To understand how to use **Ray RLlib**, see the documentation at http://ray.readthedocs.io/en/latest/rllib.html.

ES is described in detail in https://arxiv.org/abs/1703.03864.

The ES algorithm works as follows.

- It maintains a distribution over policies (which in this case is a multivariate Gaussian distribution over the weights of a neural network policy represented by the mean of the Gaussian $\theta$).
- The mean of the distribution is updated at each iteration, from $\theta_0$ to $\theta_1$ to $\theta_2$ and so on.
- At each iteration, a large number of policies are sampled from the distribution over policies and rollouts are performed using these **perturbed policies**.
- The distribution over policies is updated by moving its mean in the direction of the perturbed policies that achieved higher reward.

Of the algorithms explored so far, this one is the closest to the Monte Carlo algorithm implemented in one of the earlier exercises.

**NOTE:** One interesting property of this algorithm is that it only cares about the rewards achieved in a given rollout. The algorithm does not need to know the states that were visited and so much less data has to be communicated.

In [None]:
from __future__ import absolute_import
from __future__ import division
from __future__ import print_function

import gym
import ray
from ray.rllib.es import ESAgent, DEFAULT_CONFIG

Start up Ray. This must be done before we instantiate any RL agents. We pass in num_workers=0 because the training agent's constructor will create a number of actors.

In [None]:
ray.init(num_workers=0)

Instantiate an ESAgent object. We pass in a config object that specifies how the network and training procedure should be configured. Some of the parameters are the following.

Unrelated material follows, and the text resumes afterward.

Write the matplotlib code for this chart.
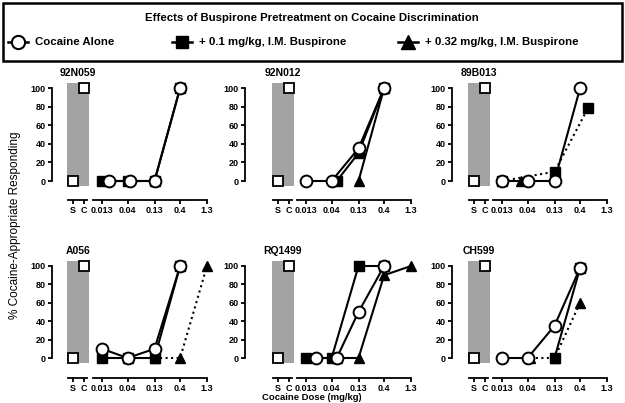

- `num_workers` is the number of actors that the agent will create. This determines the degree of parallelism that will be used.
- `episodes_per_batch` is the minimum number of rollouts to perform at each iteration.
- `timesteps_per_batch` is the minimum number of steps of the environment to perform at each iteration.
- `noise_stdev` is the standard deviation of the multivariate Gaussian distribution over the neural net policy weights.
- `stepsize` is the size of the update to the distribution over policies to take at each iteration.

In [None]:
config = DEFAULT_CONFIG.copy()
config['num_workers'] = 3
config['episodes_per_batch'] = 100
config['timesteps_per_batch'] = 1000
config['noise_stdev'] = 0.02
config['stepsize'] = 0.01
config['eval_prob'] = 0.5

agent = ESAgent(config, 'CartPole-v0')

**EXERCISE:** Train the agent for some number of steps on the CartPole environment. Compare the performance to PPO from the previous exercise.

In [None]:
raise Exception('Implement this.')

**EXERCISE:** Instantiate an `ESAgent` object on the `MountainCar-v0` environment and train it for some number of steps. Compare the performance to PPO and A3C from the previous exercise.

In [None]:
raise Exception('Implement this.')